Monday, October 4, 2010

Slow Trading Portfolio

Usually in this market letter I focus on fast trading in positions lasting weeks rather than months.

However, there's a place in money management for slow trading, and I'm putting together a portfolio to meet that need.

By slow trading I definitely don't mean buy-and-hold-forever it'll-go-up-someday. Instead, my strategy is to use a system that produces trades no more often than every six months or so, if that.

Why do this?

Everyone has money on the sidelines that they don't want to risk in short-term speculation. Older people are loathe to risk their money in short-term speculation because they don't have a lot of years left in which to earn back any losses.

The dirty little secret of money is that it is all speculation. Conservative mutual fund buy-and-hold investors, who would be shocked at the idea of speculation, have lost their shirts twice so far in this young century.

The most conservative investors of all -- people who keep their money in T-bills -- have been putting their funds in the biggest bear market of all times.

For any money that fails to keep pace with inflation is money that is losing its value. Inflation these days is running about 2% (the average of the changes in the last three months, annualized). The 90-day Treasury bills are paying 0.16%.

So the T-bill holders are losing about 1.8% a year. Would you buy a stock that was guaranteed to lose like that? Not I.

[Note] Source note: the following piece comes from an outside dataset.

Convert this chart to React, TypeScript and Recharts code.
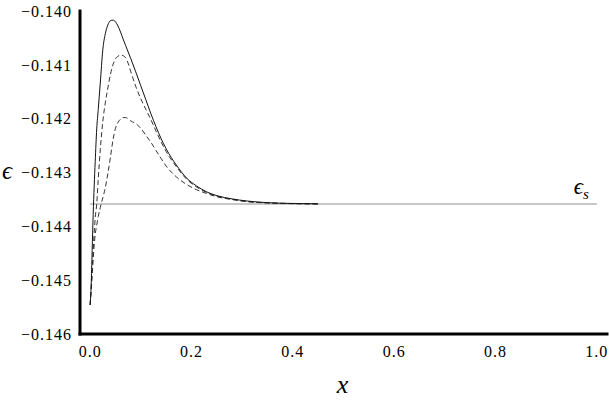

My strategy for slow trading uses the 50-day moving average (a quarter) and the 200-day moving average (a year). It has these rules:

a) When the 50-day moving average crosses above the 200-day moving average, open a bull position.

b) When the 50-day moving average crosses below the 200-day moving average, either move to cash or open a bear position.

The short version: 50-day-ma above the 200-day ma = bull phase. 50-day-ma below the 200-day ma = bear phase. Simplicity itself. It is important to note that new positions should be opened at the time the signal is given. If the stock is in the midst of a phase, then keep your money on the sidelines until a new phase kicks in.

Later in the week I'll put up some backtesting that I've done using this method.

Meanwhile, here's the beginnings of a portfolio, sorted by phase.

Bull phase: QQQQ, JNK, GLD, EEM, D, NLY

Bear phase: SPY, USO

Note that QQQQ just entered bull phase, and NLY entered bull phase in July but has not yet moved significantly higher. So these are candidates for immediate entry.

Dividends are a nice bonus for this sort of investing, and I've listed them below.

QQQQ tracks the Nasdaq 100, usually called the "tech-heavy Nasdaq". Dividend: 0.9%.

JNK tracks high-yield corporate debt. Dividend: 8.6%.

GLD tracks the metal gold. No dividend.

EEM tracks emerging markets. Dividend: 1.2%

D is the electric utility Dominion Resources. Dividend: 4.2%

NLY is the real-estate investment trust Annaly Capital Management. Dividend: 15.5%

SPY tracks the S&P 500, usually called the blue chip stocks. Dividend: 2.1%. The 50-day moving average is rising and closing in on the 200-day ma, so I would expect a signal soon.

USO tracks crude oil. No dividend.

That's it. I'll be keeping and eye on these and posting whenever there's a change.